Blended Property Tax Bills Complicate Co-Ownership in California

In California’s high-stakes real estate market, co-ownership arrangements, especially among friends, unmarried partners, or investor groups, have become increasingly common. But while sharing a deed may ease the financial burden of homeownership, it also introduces a thorny issue: how to fairly divide a single, blended property tax bill.

Under California law, most co-owned properties receive just one property tax bill per parcel, regardless of how many individuals share ownership. This is true whether the property is held as joint tenancy, tenancy in common (TIC), or another form of shared title. The county assessor assigns a single assessed value to the entire parcel, and the tax bill—typically around 1.1% to 1.3% of that value—is sent to one address. From there, it’s up to the co-owners to figure out who owes what.

This arrangement can be deceptively simple. In practice, it often leads to confusion, disputes, and even legal action.

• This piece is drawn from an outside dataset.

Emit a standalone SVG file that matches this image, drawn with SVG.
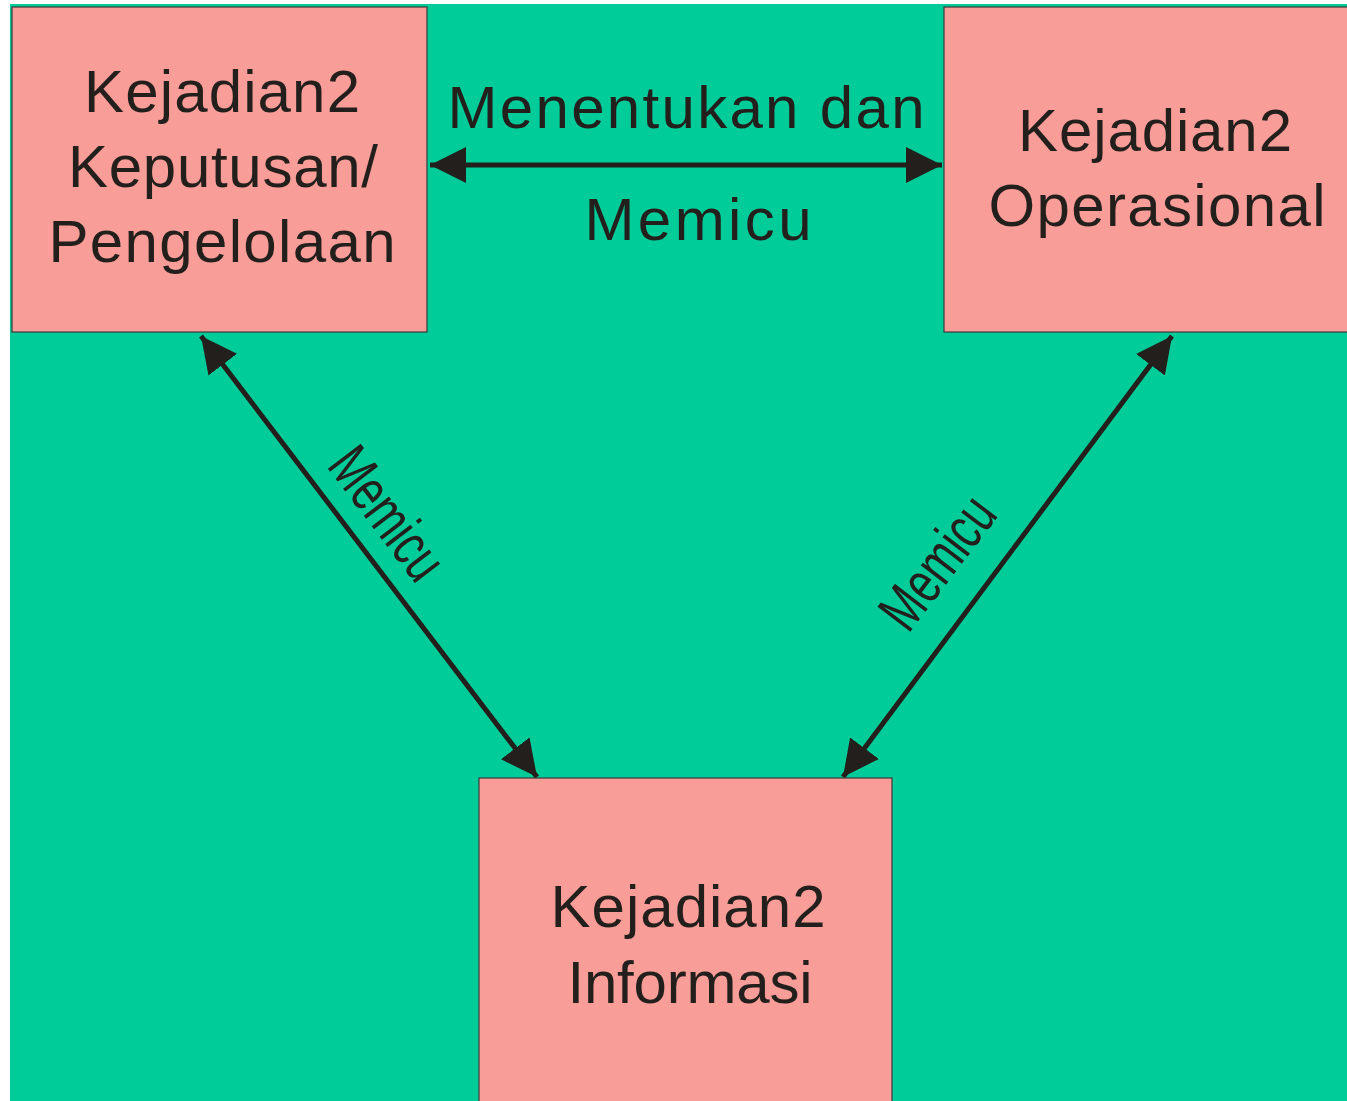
<svg xmlns="http://www.w3.org/2000/svg" width="1347" height="1101" viewBox="0 0 1347 1101">
<defs>
<style>
.box{fill:#F99D98;stroke:#3a3a3a;stroke-width:1.2}
.t{font-family:"Liberation Sans",Arial,sans-serif;font-size:60px;fill:#231F1C;text-anchor:middle}
.conn{stroke:#231F1C;stroke-width:5;fill:none}
</style>
<marker id="ah" markerWidth="38" markerHeight="38" refX="36" refY="18" orient="auto-start-reverse" markerUnits="userSpaceOnUse" viewBox="0 0 38 36">
<path d="M0,0 L36,18 L0,36 Z" fill="#231F1C"/>
</marker>
</defs>
<rect x="0" y="0" width="1347" height="1101" fill="#ffffff"/>
<rect x="10" y="4" width="1337" height="1097" fill="#00CC99"/>
<g id="connectors">
<line class="conn" x1="430" y1="165" x2="942" y2="165" marker-start="url(#ah)" marker-end="url(#ah)"/>
<line class="conn" x1="201" y1="336" x2="537" y2="777" marker-start="url(#ah)" marker-end="url(#ah)"/>
<line class="conn" x1="1172" y1="336" x2="843" y2="777" marker-start="url(#ah)" marker-end="url(#ah)"/>
<text class="t" x="686" y="128" textLength="477" lengthAdjust="spacing">Menentukan dan</text>
<text class="t" x="698" y="240" textLength="227" lengthAdjust="spacing">Memicu</text>
<text class="t" transform="translate(388,513) rotate(52.7)" y="21" textLength="150" lengthAdjust="spacingAndGlyphs">Memicu</text>
<text class="t" transform="translate(937,562) rotate(-52.7)" y="21" textLength="150" lengthAdjust="spacingAndGlyphs">Memicu</text>
</g>
<g id="node-keputusan">
<rect class="box" x="12" y="7" width="415" height="325"/>
<text class="t" x="222" y="112" textLength="276" lengthAdjust="spacing">Kejadian2</text>
<text class="t" x="223" y="187" textLength="310" lengthAdjust="spacing">Keputusan/</text>
<text class="t" x="222" y="262" textLength="347" lengthAdjust="spacing">Pengelolaan</text>
</g>
<g id="node-operasional">
<rect class="box" x="944" y="7" width="410" height="325"/>
<text class="t" x="1155" y="151" textLength="274" lengthAdjust="spacing">Kejadian2</text>
<text class="t" x="1157" y="226" textLength="337" lengthAdjust="spacing">Operasional</text>
</g>
<g id="node-informasi">
<rect class="box" x="479" y="778" width="413" height="330"/>
<text class="t" x="688" y="927" textLength="275" lengthAdjust="spacing">Kejadian2</text>
<text class="t" x="690" y="1003" textLength="245" lengthAdjust="spacing">Informasi</text>
</g>
</svg>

The Legacy of Proposition 13

The complexity begins with Proposition 13, the 1978 ballot initiative that capped property tax increases at 2% annually unless a property changes ownership. That means long-term owners may pay taxes based on decades-old valuations, while new buyers pay taxes on current market prices. When a new co-owner is added—say, through a partial sale or inheritance—the property may be partially reassessed, creating a “blended” tax basis.

For example, if one co-owner purchased their share in 1990 and another bought in 2025, the tax bill reflects a mix of both valuations. This blended assessment can be difficult to parse, especially when the bill doesn’t break down how much of the tax is attributable to each owner’s share.

No Official Formula

California law does not mandate how co-owners should split the tax bill. In TIC arrangements, where each owner holds a fractional interest, many groups use internal agreements to allocate taxes proportionally based on ownership percentage. But even this can be complicated by improvements made by individual owners, changes in occupancy, or disputes over who benefits most from shared amenities.

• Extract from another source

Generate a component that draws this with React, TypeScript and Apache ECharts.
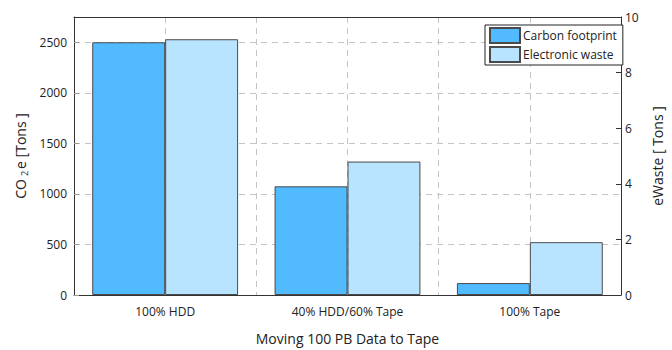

In joint tenancy, where each owner has an equal interest regardless of contribution, the default assumption is an even split. But this can feel unfair if one party paid significantly more toward the purchase or improvement of the property.

Legal Gray Areas

Disagreements over tax payments can escalate. While paying another co-owner’s taxes doesn’t grant ownership rights under California law, it may be used as evidence in partition actions or claims of adverse possession if done over a long period.

Some co-owners attempt to avoid reassessment altogether by using exclusions under Proposition 19 or the lesser-known “co-tenants exclusion,” which can apply when one co-owner dies and the survivor had lived in the home continuously. But these exclusions are narrow and often misunderstood.

A Need for Clarity

As co-ownership becomes more prevalent, legal experts and property tax professionals are calling for clearer guidance from county assessors and the state. Until then, co-owners are advised to draft detailed agreements outlining how taxes will be divided—and to revisit those agreements whenever ownership changes.

In a state where a modest bungalow can carry a seven-figure price tag, the stakes are high. And when the tax bill arrives, it’s not just the amount that matters—it’s who pays what.